アマテラスを岩屋から引き出す作戦を立てた神がアメノウズメを始めとする固有の能力や技術をもった神々を登用したことや、このリーダーの神の命令は、男の神に限らず、女の神であっても持てる能力を活かそうという発想に裏打ちされていたと思うのです。
さて、『古事記』が書かれた時代、つまり天武天皇から桓武天皇(西暦680~780年)くらいの時代には、天皇の政務と日常の生活を支える仕事や、それに関連する行政の仕事には、多くの女性たちが官僚として職務に就いていたことが、これまでの研究で明らかになっています。
少し時代は下りますが、朝廷内の業務内容を職位ごとに細かく定めた文書には、「男性官人と共に考え図るように」や「女性官人と共に考え図るように」とあり、業務は男女共同の労働であったことが伺えます。また、「勤務評価等については、男性官人と同じ扱いとするように」との詔(みことのり、 天皇の命令)もあり、女性も勤続年数と業績評価によって管理職に登用されていたことも分かりました。中には、個別の技能と併せて指導力やリーダーシップなどが評価された女性もいたようです。
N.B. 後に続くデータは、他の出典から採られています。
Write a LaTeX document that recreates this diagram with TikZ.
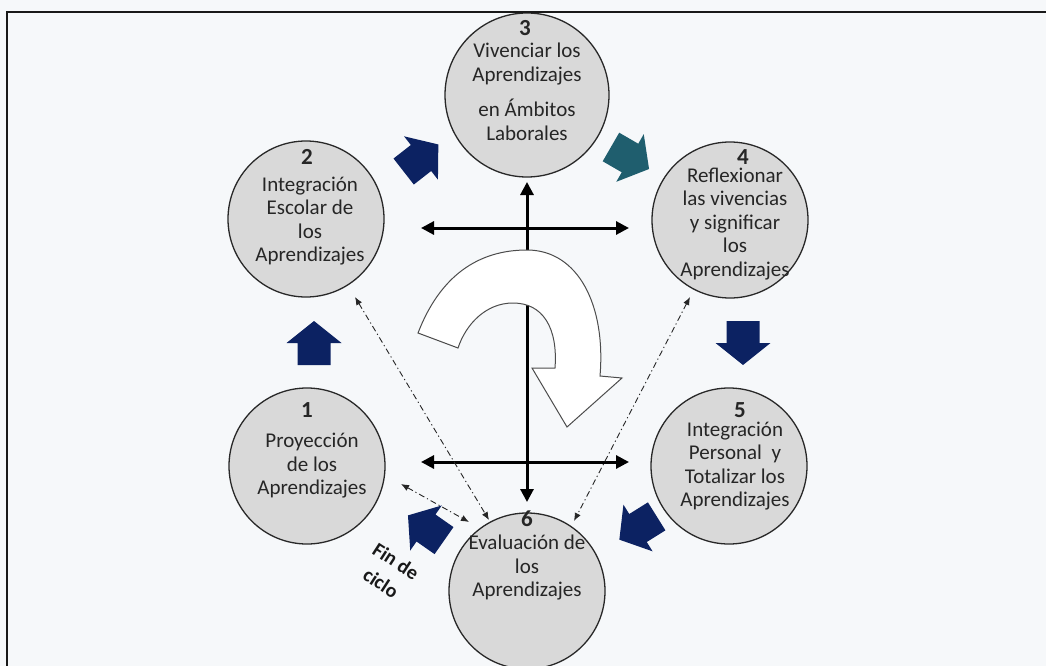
\documentclass[tikz,border=0pt]{standalone}
\usepackage{fontspec}
\setmainfont{Carlito}
\usetikzlibrary{arrows.meta}

\definecolor{paper}{RGB}{246,248,250}
\definecolor{disc}{RGB}{217,217,217}
\definecolor{rim}{RGB}{40,40,40}
\definecolor{navyarrow}{RGB}{12,34,98}
\definecolor{tealarrow}{RGB}{31,94,110}

\tikzset{
  stage/.style={circle, draw=rim, line width=1.3pt, fill=disc,
    minimum size=156pt, inner sep=0pt},
  stagenum/.style={font=\fontsize{23}{24}\selectfont\bfseries, text=black!85, inner sep=0pt},
  stagetext/.style={font=\fontsize{21}{23.5}\selectfont, text=black!85,
    align=center, inner sep=0pt},
  crossarrow/.style={line width=3pt, black,
    {Triangle[length=13pt,width=13pt]}-{Triangle[length=13pt,width=13pt]}},
  linkarrow/.style={line width=0.9pt, black!85,
    dash pattern=on 6pt off 3pt on 1.2pt off 3pt,
    {Latex[length=8pt,width=6.5pt]}-{Latex[length=8pt,width=6.5pt]}},
  pics/blockarrow/.style={code={
    \fill[#1] (-22,-16.5) -- (0,-16.5) -- (0,-27.5) -- (22,0) -- (0,27.5)
      -- (0,16.5) -- (-22,16.5) -- cycle;}},
  finlabel/.style={font=\fontsize{20}{22}\selectfont\bfseries,
    inner sep=0pt, text=black!90}
}

\begin{document}
\begin{tikzpicture}[x=1pt,y=-1pt]
\useasboundingbox (0,0) rectangle (1046,666);
\fill[paper] (0,0) rectangle (1046,666);

% the six stages of the cycle
\node[stage] (c1) at (307,466) {};
\node[stage] (c2) at (306,219) {};
\node[stage, minimum size=164pt] (c3) at (527,95) {};
\node[stage] (c4) at (730,220) {};
\node[stage] (c5) at (729,466) {};
\node[stage] (c6) at (527,591) {};

\draw[line width=2pt, black!90] (7,666) -- (7,12) -- (1046,12);

% central cross
\coordinate (uL) at (421,228);
\coordinate (uR) at (629,228);
\coordinate (lL) at (421,462);
\coordinate (lR) at (629,462);
\coordinate (vT) at (527,182);
\coordinate (vB) at (527,502);
\draw[crossarrow] (uL) -- (uR);
\draw[crossarrow] (lL) -- (lR);
\draw[crossarrow] (vB) -- (vT);

% big curved white arrow
\filldraw[fill=white, draw=black!70, line width=1pt]
  (418,333) .. controls (440,276) and (478,250) .. (527,250)
  .. controls (578,250) and (606,305) .. (600,376)
  -- (622,378) -- (567,427) -- (532,368) -- (555,368)
  .. controls (558,328) and (543,303) .. (513,303)
  .. controls (486,303) and (466,324) .. (458,348) -- cycle;

% dash-dot links
\coordinate (d2a) at (355,297);
\coordinate (d2b) at (489,520);
\coordinate (d4a) at (690,297);
\coordinate (d4b) at (574,521);
\coordinate (d1a) at (401,484);
\coordinate (d1b) at (469,522);
\draw[linkarrow] (d2a) -- (d2b);
\draw[linkarrow] (d4a) -- (d4b);
\draw[linkarrow] (d1a) -- (d1b);

% block arrows between stages
\pic[rotate=90]   at (314,343) {blockarrow=navyarrow};
\pic[rotate=38]   at (421,158) {blockarrow=navyarrow};
\pic[rotate=-30]  at (630,158) {blockarrow=tealarrow};
\pic[rotate=-90]  at (743,343) {blockarrow=navyarrow};
\pic[rotate=-148] at (638,528) {blockarrow=navyarrow};
\pic[rotate=145]  at (426,528) {blockarrow=navyarrow};

% end-of-cycle note, two slanted lines
\node[finlabel, rotate=-33] (fin1) at (396,561) {Fin de};
\node[finlabel, rotate=-33] (fin2) at (381,583) {ciclo};

% stage labels
\node[stagenum] (n1) at (307,410) {1};
\node[stagetext] (t1) at (312,466) {Proyección\\de los\\Aprendizajes};

\node[stagenum] (n2) at (307,157) {2};
\node[stagetext] (t2) at (310,221) {Integración\\Escolar de\\los\\Aprendizajes};

\node[stagenum] (n3) at (525,28) {3};
\node[stagetext] (t3a) at (527,64) {Vivenciar los\\Aprendizajes};
\node[stagetext] (t3b) at (527,120) {en Ámbitos\\Laborales};

\node[stagenum] (n4) at (743,157) {4};
\node[stagetext] (t4) at (735,224) {Reflexionar\\las vivencias\\y significar\\los\\Aprendizajes};

\node[stagenum] (n5) at (740,410) {5};
\node[stagetext] (t5) at (735,466) {Integración\\Personal\ \ y\\Totalizar los\\Aprendizajes};

\node[stagenum] (n6) at (527,519) {6};
\node[stagetext] (t6) at (527,568) {Evaluación de\\los\\Aprendizajes};
\end{tikzpicture}
\end{document}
(※2)
当時の朝廷が女性の官僚を男性の官僚と同等に扱ったのは、アマテラスが「祭祀」(神々の声を聞く)を行い、タカミムスヒが「政」(神の言葉を伝える)を行い、協働してマツリゴトを行った古代の村落共同体のあり方に基づくものだと考えたとき、この時代の天皇の政務や行政の場に女性は欠かすことができない存在だったと思えるのです。
日本には古来より「男女協働」の発想が織り込まれていた
いかがでしたか?
男女は協働し、女性も固有の能力や技術を発揮して、国造りに貢献していくというマインドと経験は、現代の私たちの精神の古層に織り込まれているのではないでしょうか。本来的には、日本の社会や文化はそれを実現しやすい素地を持っていると思うのです。戦後から続く男性を中心とした社会の仕組みは、大局的に見れば、一過性の特異な現象だったのかもしれません。
日本古来の男女協働の発想に立ち返れば、女性の働き方、女性のキャリアを取り巻く環境はきっとあるべき姿に向かっていくような気がするのです。